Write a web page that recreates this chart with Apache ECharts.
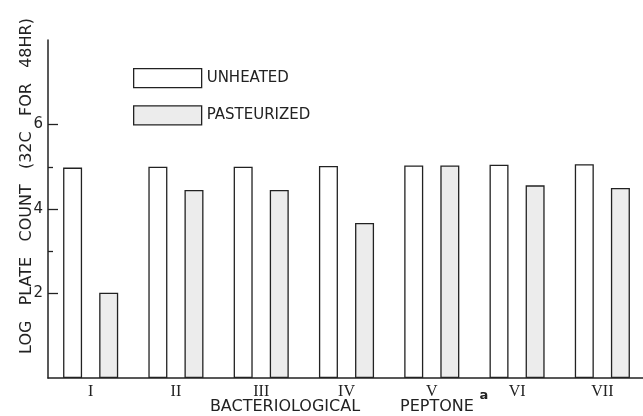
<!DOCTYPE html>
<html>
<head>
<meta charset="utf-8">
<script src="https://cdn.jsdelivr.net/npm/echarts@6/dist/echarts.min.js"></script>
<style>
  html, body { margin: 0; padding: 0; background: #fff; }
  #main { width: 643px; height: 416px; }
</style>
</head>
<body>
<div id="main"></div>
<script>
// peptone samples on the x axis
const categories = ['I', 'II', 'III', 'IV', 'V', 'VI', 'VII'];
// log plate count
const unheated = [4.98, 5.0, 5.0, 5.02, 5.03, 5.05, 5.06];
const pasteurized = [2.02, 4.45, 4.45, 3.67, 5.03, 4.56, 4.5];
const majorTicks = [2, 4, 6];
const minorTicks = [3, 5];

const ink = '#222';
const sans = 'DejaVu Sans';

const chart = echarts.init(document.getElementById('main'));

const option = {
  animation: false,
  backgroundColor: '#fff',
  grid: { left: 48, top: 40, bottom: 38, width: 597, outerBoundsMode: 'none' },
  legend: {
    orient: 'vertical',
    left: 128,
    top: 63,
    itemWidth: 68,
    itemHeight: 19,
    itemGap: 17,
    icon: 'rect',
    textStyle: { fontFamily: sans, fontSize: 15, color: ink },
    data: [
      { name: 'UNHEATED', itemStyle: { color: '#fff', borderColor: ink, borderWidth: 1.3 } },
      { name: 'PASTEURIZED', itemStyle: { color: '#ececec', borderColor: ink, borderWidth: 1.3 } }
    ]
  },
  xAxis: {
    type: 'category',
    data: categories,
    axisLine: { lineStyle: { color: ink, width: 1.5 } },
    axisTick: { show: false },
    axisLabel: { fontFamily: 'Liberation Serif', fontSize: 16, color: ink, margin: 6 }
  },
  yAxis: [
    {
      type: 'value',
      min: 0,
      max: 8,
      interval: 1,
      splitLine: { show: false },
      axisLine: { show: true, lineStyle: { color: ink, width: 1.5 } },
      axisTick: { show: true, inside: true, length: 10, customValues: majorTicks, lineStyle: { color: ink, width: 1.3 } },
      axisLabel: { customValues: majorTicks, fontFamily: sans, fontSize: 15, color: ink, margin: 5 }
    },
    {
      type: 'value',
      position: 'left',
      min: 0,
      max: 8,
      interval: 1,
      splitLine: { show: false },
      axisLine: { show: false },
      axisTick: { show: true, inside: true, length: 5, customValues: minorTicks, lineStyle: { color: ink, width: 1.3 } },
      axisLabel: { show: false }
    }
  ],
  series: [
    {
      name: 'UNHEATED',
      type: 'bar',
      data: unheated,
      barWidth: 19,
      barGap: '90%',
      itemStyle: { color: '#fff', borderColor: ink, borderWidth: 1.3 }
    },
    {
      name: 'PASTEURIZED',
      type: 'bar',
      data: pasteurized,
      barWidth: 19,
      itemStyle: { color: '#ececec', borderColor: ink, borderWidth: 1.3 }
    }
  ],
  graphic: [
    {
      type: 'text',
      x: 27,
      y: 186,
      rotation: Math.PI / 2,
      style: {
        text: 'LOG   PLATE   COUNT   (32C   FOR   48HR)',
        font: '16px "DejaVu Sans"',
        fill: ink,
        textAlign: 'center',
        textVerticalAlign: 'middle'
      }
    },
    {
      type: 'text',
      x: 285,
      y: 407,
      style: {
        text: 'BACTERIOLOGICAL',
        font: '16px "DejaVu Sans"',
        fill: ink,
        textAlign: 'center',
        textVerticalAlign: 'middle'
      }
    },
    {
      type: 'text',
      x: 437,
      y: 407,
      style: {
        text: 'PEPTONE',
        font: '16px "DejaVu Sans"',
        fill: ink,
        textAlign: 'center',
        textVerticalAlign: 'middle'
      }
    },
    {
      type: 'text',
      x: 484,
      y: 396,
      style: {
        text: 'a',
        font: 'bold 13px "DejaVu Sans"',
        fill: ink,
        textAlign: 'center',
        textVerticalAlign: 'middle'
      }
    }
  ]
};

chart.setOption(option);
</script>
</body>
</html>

*REQUIRED WORK*:
Exclude the pictures. Write out the remaining data exactly.

*RESULT*:
Write a web page that recreates this chart with Apache ECharts.
<!DOCTYPE html>
<html>
<head>
<meta charset="utf-8">
<script src="https://cdn.jsdelivr.net/npm/echarts@6/dist/echarts.min.js"></script>
<style>
  html, body { margin: 0; padding: 0; background: #fff; }
  #main { width: 643px; height: 416px; }
</style>
</head>
<body>
<div id="main"></div>
<script>
// peptone samples on the x axis
const categories = ['I', 'II', 'III', 'IV', 'V', 'VI', 'VII'];
// log plate count
const unheated = [4.98, 5.0, 5.0, 5.02, 5.03, 5.05, 5.06];
const pasteurized = [2.02, 4.45, 4.45, 3.67, 5.03, 4.56, 4.5];
const majorTicks = [2, 4, 6];
const minorTicks = [3, 5];

const ink = '#222';
const sans = 'DejaVu Sans';

const chart = echarts.init(document.getElementById('main'));

const option = {
  animation: false,
  backgroundColor: '#fff',
  grid: { left: 48, top: 40, bottom: 38, width: 597, outerBoundsMode: 'none' },
  legend: {
    orient: 'vertical',
    left: 128,
    top: 63,
    itemWidth: 68,
    itemHeight: 19,
    itemGap: 17,
    icon: 'rect',
    textStyle: { fontFamily: sans, fontSize: 15, color: ink },
    data: [
      { name: 'UNHEATED', itemStyle: { color: '#fff', borderColor: ink, borderWidth: 1.3 } },
      { name: 'PASTEURIZED', itemStyle: { color: '#ececec', borderColor: ink, borderWidth: 1.3 } }
    ]
  },
  xAxis: {
    type: 'category',
    data: categories,
    axisLine: { lineStyle: { color: ink, width: 1.5 } },
    axisTick: { show: false },
    axisLabel: { fontFamily: 'Liberation Serif', fontSize: 16, color: ink, margin: 6 }
  },
  yAxis: [
    {
      type: 'value',
      min: 0,
      max: 8,
      interval: 1,
      splitLine: { show: false },
      axisLine: { show: true, lineStyle: { color: ink, width: 1.5 } },
      axisTick: { show: true, inside: true, length: 10, customValues: majorTicks, lineStyle: { color: ink, width: 1.3 } },
      axisLabel: { customValues: majorTicks, fontFamily: sans, fontSize: 15, color: ink, margin: 5 }
    },
    {
      type: 'value',
      position: 'left',
      min: 0,
      max: 8,
      interval: 1,
      splitLine: { show: false },
      axisLine: { show: false },
      axisTick: { show: true, inside: true, length: 5, customValues: minorTicks, lineStyle: { color: ink, width: 1.3 } },
      axisLabel: { show: false }
    }
  ],
  series: [
    {
      name: 'UNHEATED',
      type: 'bar',
      data: unheated,
      barWidth: 19,
      barGap: '90%',
      itemStyle: { color: '#fff', borderColor: ink, borderWidth: 1.3 }
    },
    {
      name: 'PASTEURIZED',
      type: 'bar',
      data: pasteurized,
      barWidth: 19,
      itemStyle: { color: '#ececec', borderColor: ink, borderWidth: 1.3 }
    }
  ],
  graphic: [
    {
      type: 'text',
      x: 27,
      y: 186,
      rotation: Math.PI / 2,
      style: {
        text: 'LOG   PLATE   COUNT   (32C   FOR   48HR)',
        font: '16px "DejaVu Sans"',
        fill: ink,
        textAlign: 'center',
        textVerticalAlign: 'middle'
      }
    },
    {
      type: 'text',
      x: 285,
      y: 407,
      style: {
        text: 'BACTERIOLOGICAL',
        font: '16px "DejaVu Sans"',
        fill: ink,
        textAlign: 'center',
        textVerticalAlign: 'middle'
      }
    },
    {
      type: 'text',
      x: 437,
      y: 407,
      style: {
        text: 'PEPTONE',
        font: '16px "DejaVu Sans"',
        fill: ink,
        textAlign: 'center',
        textVerticalAlign: 'middle'
      }
    },
    {
      type: 'text',
      x: 484,
      y: 396,
      style: {
        text: 'a',
        font: 'bold 13px "DejaVu Sans"',
        fill: ink,
        textAlign: 'center',
        textVerticalAlign: 'middle'
      }
    }
  ]
};

chart.setOption(option);
</script>
</body>
</html>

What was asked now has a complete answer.